The inner guru is evident when you find yourself making decisions with greater and greater ease - and everything works out. Or, things don’t work out but you don’t get very upset about it. As we become wiser with the help of our inner guru, not only do we feel more clear about which direction is the best one for us but we meet the less-than-perfect situations in life with more patience and grace.

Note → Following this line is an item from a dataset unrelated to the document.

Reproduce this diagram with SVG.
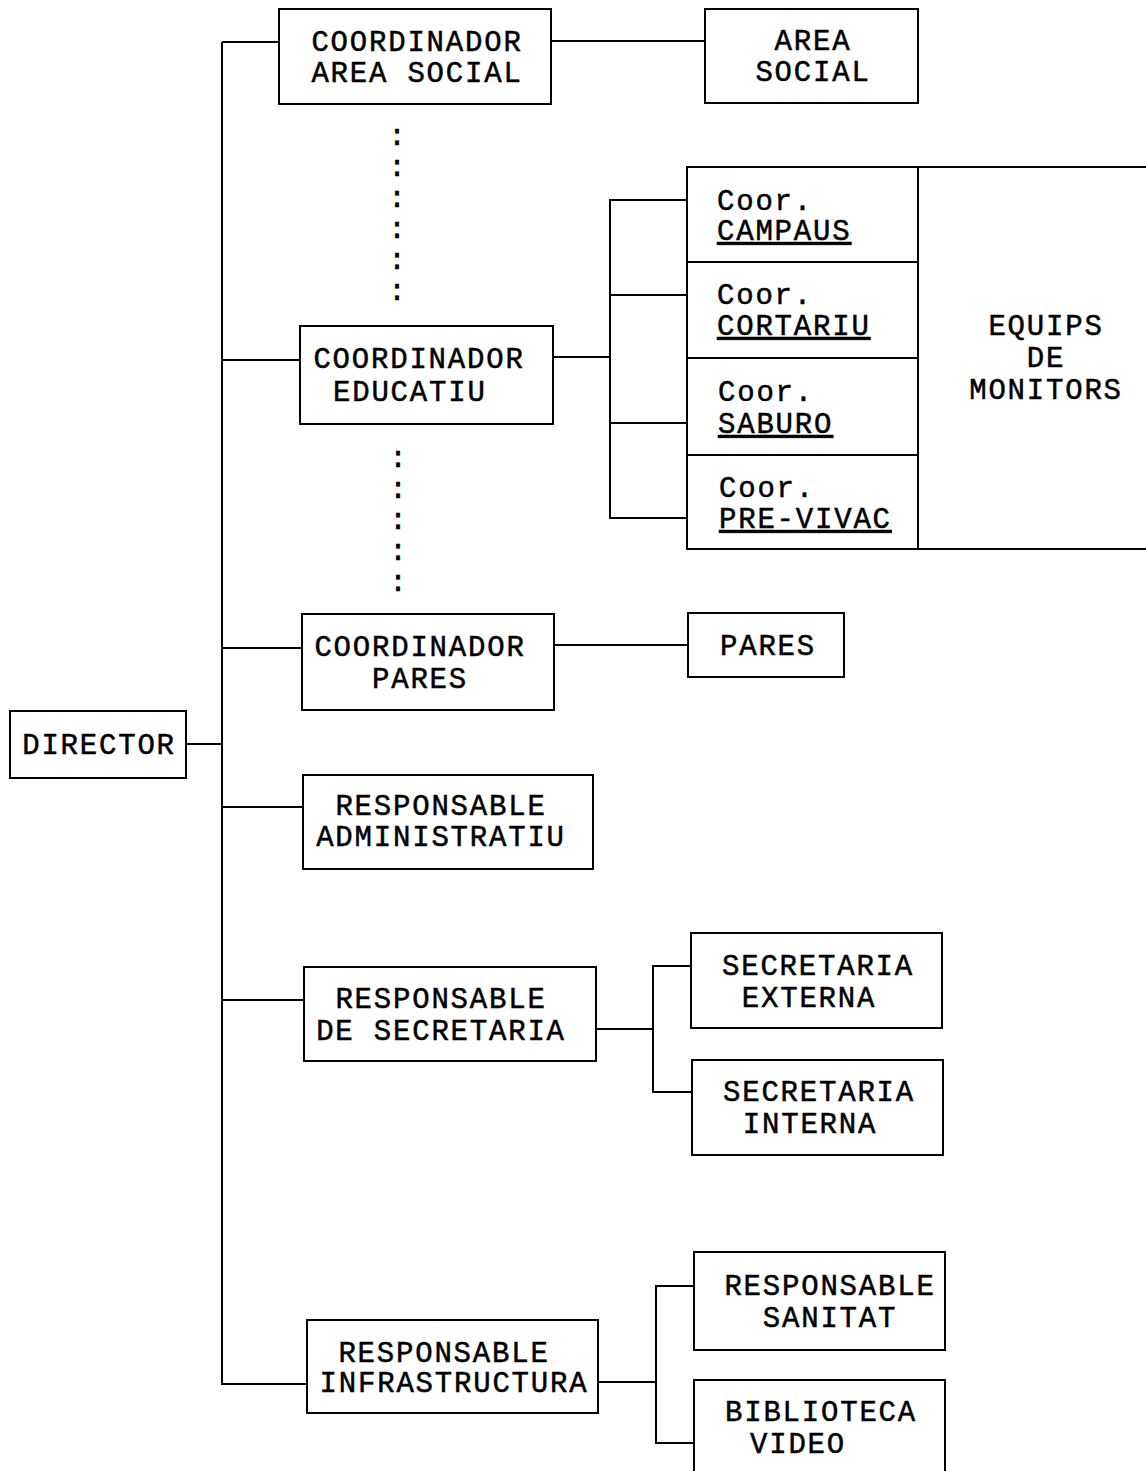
<svg xmlns="http://www.w3.org/2000/svg" width="1146" height="1471" viewBox="0 0 1146 1471">
<style>
rect{fill:#fff;stroke:#000;stroke-width:2}
line,path{stroke:#000;stroke-width:2;fill:none}
text{font-family:"Liberation Mono","Courier New",monospace;font-size:29px;letter-spacing:1.8px;fill:#000;stroke:#000;stroke-width:0.5;text-anchor:middle}
.l{text-anchor:start}
.u{text-decoration:underline}
.dots{font-size:30px;letter-spacing:0}
</style>
<rect x="0" y="0" width="1146" height="1471" style="stroke:none"/>
<g id="connectors">
<line x1="222" y1="42" x2="222" y2="1385"/>
<line x1="186" y1="744" x2="222" y2="744"/>
<line x1="222" y1="42" x2="279" y2="42"/>
<line x1="551" y1="41" x2="705" y2="41"/>
<line x1="222" y1="360" x2="300" y2="360"/>
<line x1="553" y1="357" x2="610" y2="357"/>
<path d="M687 200 H610 V518 H687"/>
<line x1="610" y1="295" x2="687" y2="295"/>
<line x1="610" y1="423" x2="687" y2="423"/>
<line x1="222" y1="648" x2="302" y2="648"/>
<line x1="554" y1="645" x2="688" y2="645"/>
<line x1="222" y1="807" x2="303" y2="807"/>
<line x1="222" y1="1000" x2="304" y2="1000"/>
<line x1="596" y1="1029" x2="653" y2="1029"/>
<path d="M691 966 H653 V1092 H692"/>
<line x1="222" y1="1384" x2="307" y2="1384"/>
<line x1="598" y1="1382" x2="656" y2="1382"/>
<path d="M694 1286 H656 V1443 H694"/>
</g>
<g id="dots1"><text class="dots" x="397" y="145">:</text><text class="dots" x="397" y="176">:</text><text class="dots" x="397" y="207">:</text><text class="dots" x="397" y="238">:</text><text class="dots" x="397" y="269">:</text><text class="dots" x="397" y="300">:</text></g>
<g id="dots2"><text class="dots" x="398" y="467">:</text><text class="dots" x="398" y="498">:</text><text class="dots" x="398" y="529">:</text><text class="dots" x="398" y="560">:</text><text class="dots" x="398" y="591">:</text></g>
<g id="director"><rect x="10" y="711" width="176" height="67"/><text x="99" y="754">DIRECTOR</text></g>
<g id="coord-area-social"><rect x="279" y="9" width="272" height="95"/><text x="417" y="51">COORDINADOR</text><text x="417" y="82">AREA SOCIAL</text></g>
<g id="area-social"><rect x="705" y="9" width="213" height="94"/><text x="813" y="50">AREA</text><text x="813" y="81">SOCIAL</text></g>
<g id="coord-educatiu"><rect x="300" y="326" width="253" height="98"/><text x="419" y="368">COORDINADOR</text><text class="l" x="333" y="401">EDUCATIU</text></g>
<g id="equips"><path d="M1146 167 H918 V549 H1146" style="fill:#fff"/><text x="1046" y="335">EQUIPS</text><text x="1046" y="367">DE</text><text x="1046" y="399">MONITORS</text></g>
<g id="coor-campaus"><rect x="687" y="167" width="231" height="95"/><text class="l" x="717" y="210">Coor.</text><text class="l u" x="717" y="240">CAMPAUS</text></g>
<g id="coor-cortariu"><rect x="687" y="262" width="231" height="96"/><text class="l" x="717" y="304">Coor.</text><text class="l u" x="717" y="335">CORTARIU</text></g>
<g id="coor-saburo"><rect x="687" y="358" width="231" height="97"/><text class="l" x="718" y="401">Coor.</text><text class="l u" x="718" y="433">SABURO</text></g>
<g id="coor-previvac"><rect x="687" y="455" width="231" height="94"/><text class="l" x="719" y="497">Coor.</text><text class="l u" x="719" y="528">PRE-VIVAC</text></g>
<g id="coord-pares"><rect x="302" y="614" width="252" height="96"/><text x="420" y="656">COORDINADOR</text><text x="420" y="688">PARES</text></g>
<g id="pares"><rect x="688" y="613" width="156" height="64"/><text x="768" y="655">PARES</text></g>
<g id="resp-admin"><rect x="303" y="775" width="290" height="94"/><text x="441" y="815">RESPONSABLE</text><text x="441" y="846">ADMINISTRATIU</text></g>
<g id="resp-secretaria"><rect x="304" y="967" width="292" height="94"/><text x="441" y="1008">RESPONSABLE</text><text x="441" y="1040">DE SECRETARIA</text></g>
<g id="secretaria-externa"><rect x="691" y="933" width="251" height="95"/><text x="818" y="975">SECRETARIA</text><text x="809" y="1007">EXTERNA</text></g>
<g id="secretaria-interna"><rect x="692" y="1060" width="251" height="95"/><text x="819" y="1101">SECRETARIA</text><text x="810" y="1133">INTERNA</text></g>
<g id="resp-infra"><rect x="307" y="1320" width="291" height="93"/><text x="444" y="1362">RESPONSABLE</text><text x="454" y="1392">INFRASTRUCTURA</text></g>
<g id="resp-sanitat"><rect x="694" y="1252" width="251" height="98"/><text x="830" y="1295">RESPONSABLE</text><text x="830" y="1327">SANITAT</text></g>
<g id="biblioteca-video"><path d="M694 1480 V1380 H945 V1480" style="fill:#fff"/><text x="821" y="1421">BIBLIOTECA</text><text x="798" y="1453">VIDEO</text></g>
</svg>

Ayurveda grew out of the desire to contact the wisdom of the inner guru. It was developed by people like you and I who wanted answers to the most difficult questions we face in life: who am I? How should I live? How can I find meaning and fulfillment? After thousands of years of inquiry and experimentation, this body of knowledge has been made available to us. Ayurveda offers a host of practices for reconnecting with our inner guru.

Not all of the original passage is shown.